PITTSBURGH (KDKA) – After the Air Quality Index showed that the Clairton and Liberty areas had some of the worst conditions in the nation last week, the Allegheny County Health Department says it’s launching efforts to combat weather-related pollution events.
On Dec. 24 and Dec. 25, a Code Orange Air Quality Action Day was issued for the Liberty-Clairton area. A Code Orange means there’s an unhealthy pollution level for sensitive people, the state Department of Environmental Protection explained.
Allegheny County Health Department Interim Director Ronald A. Sugar says in a statement the area experienced “strong and lengthy temperature inversions” last week. These inversions are caused by extreme weather like light wind, heavy fog and a warm front. This then causes pollutants to be trapped closer to the surface.

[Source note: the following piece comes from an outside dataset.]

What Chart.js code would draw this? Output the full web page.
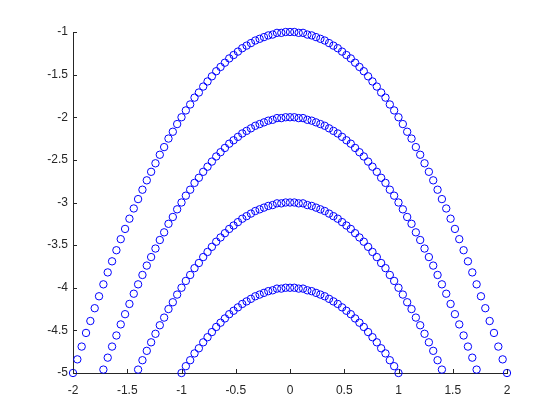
<!DOCTYPE html>
<html>
<head>
<meta charset="utf-8">
<script src="https://cdn.jsdelivr.net/npm/chart.js@4"></script>
<style>
  html, body { margin: 0; padding: 0; background: #fff; }
  #wrap { width: 560px; height: 420px; position: relative; }
</style>
</head>
<body>
<div id="wrap"><canvas id="chart"></canvas></div>
<script>
const xValues = [
  -2, -1.96, -1.92, -1.88, -1.84, -1.8, -1.76, -1.72, -1.68, -1.64,
  -1.6, -1.56, -1.52, -1.48, -1.44, -1.4, -1.36, -1.32, -1.28, -1.24,
  -1.2, -1.16, -1.12, -1.08, -1.04, -1, -0.96, -0.92, -0.88, -0.84,
  -0.8, -0.76, -0.72, -0.68, -0.64, -0.6, -0.56, -0.52, -0.48, -0.44,
  -0.4, -0.36, -0.32, -0.28, -0.24, -0.2, -0.16, -0.12, -0.08, -0.04,
  0, 0.04, 0.08, 0.12, 0.16, 0.2, 0.24, 0.28, 0.32, 0.36,
  0.4, 0.44, 0.48, 0.52, 0.56, 0.6, 0.64, 0.68, 0.72, 0.76,
  0.8, 0.84, 0.88, 0.92, 0.96, 1, 1.04, 1.08, 1.12, 1.16,
  1.2, 1.24, 1.28, 1.32, 1.36, 1.4, 1.44, 1.48, 1.52, 1.56,
  1.6, 1.64, 1.68, 1.72, 1.76, 1.8, 1.84, 1.88, 1.92, 1.96,
  2
];

// four arches, null where the point is below the plot
const arch1 = [
  -5, -4.84, -4.69, -4.53, -4.39, -4.24, -4.1, -3.96, -3.82, -3.69,
  -3.56, -3.43, -3.31, -3.19, -3.07, -2.96, -2.85, -2.74, -2.64, -2.54,
  -2.44, -2.35, -2.25, -2.17, -2.08, -2, -1.92, -1.85, -1.77, -1.71,
  -1.64, -1.58, -1.52, -1.46, -1.41, -1.36, -1.31, -1.27, -1.23, -1.19,
  -1.16, -1.13, -1.1, -1.08, -1.06, -1.04, -1.03, -1.01, -1.01, -1,
  -1, -1, -1.01, -1.01, -1.03, -1.04, -1.06, -1.08, -1.1, -1.13,
  -1.16, -1.19, -1.23, -1.27, -1.31, -1.36, -1.41, -1.46, -1.52, -1.58,
  -1.64, -1.71, -1.77, -1.85, -1.92, -2, -2.08, -2.17, -2.25, -2.35,
  -2.44, -2.54, -2.64, -2.74, -2.85, -2.96, -3.07, -3.19, -3.31, -3.43,
  -3.56, -3.69, -3.82, -3.96, -4.1, -4.24, -4.39, -4.53, -4.69, -4.84,
  -5
];

const arch2 = [
  null, null, null, null, null, null, null, -4.96, -4.82, -4.69,
  -4.56, -4.43, -4.31, -4.19, -4.07, -3.96, -3.85, -3.74, -3.64, -3.54,
  -3.44, -3.35, -3.25, -3.17, -3.08, -3, -2.92, -2.85, -2.77, -2.71,
  -2.64, -2.58, -2.52, -2.46, -2.41, -2.36, -2.31, -2.27, -2.23, -2.19,
  -2.16, -2.13, -2.1, -2.08, -2.06, -2.04, -2.03, -2.01, -2.01, -2,
  -2, -2, -2.01, -2.01, -2.03, -2.04, -2.06, -2.08, -2.1, -2.13,
  -2.16, -2.19, -2.23, -2.27, -2.31, -2.36, -2.41, -2.46, -2.52, -2.58,
  -2.64, -2.71, -2.77, -2.85, -2.92, -3, -3.08, -3.17, -3.25, -3.35,
  -3.44, -3.54, -3.64, -3.74, -3.85, -3.96, -4.07, -4.19, -4.31, -4.43,
  -4.56, -4.69, -4.82, -4.96, null, null, null, null, null, null,
  null
];

const arch3 = [
  null, null, null, null, null, null, null, null, null, null,
  null, null, null, null, null, -4.96, -4.85, -4.74, -4.64, -4.54,
  -4.44, -4.35, -4.25, -4.17, -4.08, -4, -3.92, -3.85, -3.77, -3.71,
  -3.64, -3.58, -3.52, -3.46, -3.41, -3.36, -3.31, -3.27, -3.23, -3.19,
  -3.16, -3.13, -3.1, -3.08, -3.06, -3.04, -3.03, -3.01, -3.01, -3,
  -3, -3, -3.01, -3.01, -3.03, -3.04, -3.06, -3.08, -3.1, -3.13,
  -3.16, -3.19, -3.23, -3.27, -3.31, -3.36, -3.41, -3.46, -3.52, -3.58,
  -3.64, -3.71, -3.77, -3.85, -3.92, -4, -4.08, -4.17, -4.25, -4.35,
  -4.44, -4.54, -4.64, -4.74, -4.85, -4.96, null, null, null, null,
  null, null, null, null, null, null, null, null, null, null,
  null
];

const arch4 = [
  null, null, null, null, null, null, null, null, null, null,
  null, null, null, null, null, null, null, null, null, null,
  null, null, null, null, null, -5, -4.92, -4.85, -4.77, -4.71,
  -4.64, -4.58, -4.52, -4.46, -4.41, -4.36, -4.31, -4.27, -4.23, -4.19,
  -4.16, -4.13, -4.1, -4.08, -4.06, -4.04, -4.03, -4.01, -4.01, -4,
  -4, -4, -4.01, -4.01, -4.03, -4.04, -4.06, -4.08, -4.1, -4.13,
  -4.16, -4.19, -4.23, -4.27, -4.31, -4.36, -4.41, -4.46, -4.52, -4.58,
  -4.64, -4.71, -4.77, -4.85, -4.92, -5, null, null, null, null,
  null, null, null, null, null, null, null, null, null, null,
  null, null, null, null, null, null, null, null, null, null,
  null
];

const xTicks = [-2, -1.5, -1, -0.5, 0, 0.5, 1, 1.5, 2];
const yTicks = [-5, -4.5, -4, -3.5, -3, -2.5, -2, -1.5, -1];

const axisColor = "#262626";
const markerColor = "#0000ff";

function points(ys) {
  return xValues
    .map((x, i) => ({ x: x, y: ys[i] }))
    .filter((p) => p.y !== null);
}

function series(ys) {
  return {
    data: points(ys),
    showLine: false,
    pointStyle: "circle",
    pointRadius: 3.7,
    pointBorderWidth: 1,
    pointBorderColor: markerColor,
    pointBackgroundColor: "rgba(0,0,0,0)",
    clip: false
  };
}

// small tick marks pointing into the plot, like the original
const innerTicks = {
  id: "innerTicks",
  afterDraw(chart) {
    const ctx = chart.ctx;
    const area = chart.chartArea;
    const xs = chart.scales.x;
    const ys = chart.scales.y;
    ctx.save();
    ctx.strokeStyle = axisColor;
    ctx.lineWidth = 1;
    ctx.beginPath();
    xTicks.forEach((v) => {
      const px = Math.round(xs.getPixelForValue(v)) + 0.5;
      ctx.moveTo(px, area.bottom);
      ctx.lineTo(px, area.bottom - 4);
    });
    yTicks.forEach((v) => {
      const py = Math.round(ys.getPixelForValue(v)) + 0.5;
      ctx.moveTo(area.left, py);
      ctx.lineTo(area.left + 4, py);
    });
    ctx.stroke();
    ctx.restore();
  }
};

Chart.defaults.font.family = "'Liberation Sans', Arial, sans-serif";
Chart.defaults.font.size = 12;
Chart.defaults.color = axisColor;

new Chart(document.getElementById("chart"), {
  type: "scatter",
  data: {
    datasets: [series(arch1), series(arch2), series(arch3), series(arch4)]
  },
  options: {
    responsive: true,
    maintainAspectRatio: false,
    animation: false,
    layout: { padding: { top: 32, right: 53, left: 0, bottom: 0 } },
    plugins: {
      legend: { display: false },
      tooltip: { enabled: false }
    },
    scales: {
      x: {
        type: "linear",
        min: -2,
        max: 2,
        afterBuildTicks: (s) => { s.ticks = xTicks.map((v) => ({ value: v })); },
        afterFit: (s) => { s.height = 47; },
        grid: { drawOnChartArea: false, drawTicks: false },
        border: { color: axisColor, width: 1 },
        ticks: { padding: 10, callback: (v) => String(v) }
      },
      y: {
        type: "linear",
        min: -5,
        max: -1,
        afterBuildTicks: (s) => { s.ticks = yTicks.map((v) => ({ value: v })); },
        afterFit: (s) => { s.width = 73; },
        grid: { drawOnChartArea: false, drawTicks: false },
        border: { color: axisColor, width: 1 },
        ticks: { padding: 5, callback: (v) => String(v) }
      }
    }
  },
  plugins: [innerTicks]
});
</script>
</body>
</html>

In the past 10 years, the health department says there were four weather-related events similar to the ones last week, while there were two in 2019 alone.
Sugar says the county health department recognizes the increase of these temperature inversions is associated with climate change.
Residents and activists say the weather isn’t the only factor involved in poor air quality.
Matthew Mehalik, the executive director of the Breathe Project, said even though the weather has an impact on the amount of pollution emitted by the Clairton Coke Works plant, the weather isn’t what is actually causing the pollution.
He says it’s the emissions from the coke plant that accumulate and don’t get blown away.
They stick around and cause health problems for people.
“We suspect that if the weather changes, when there’s more wind, it helps to blow pollution away. But the weather shouldn’t really be a control strategy for protecting our health in Allegheny County. We really need leadership to step up and say this is not acceptable,” Mehalik told KDKA last week.
On Thursday, the Allegheny County Health Department announced three steps that will be taken to combat these “health-threatening, weather-related pollution events.”
The three steps: air quality regulation aimed at emission mitigation requirements during temperature inversions, building infrastructure to forecast inversion events and working with local and federal officials to improve air quality.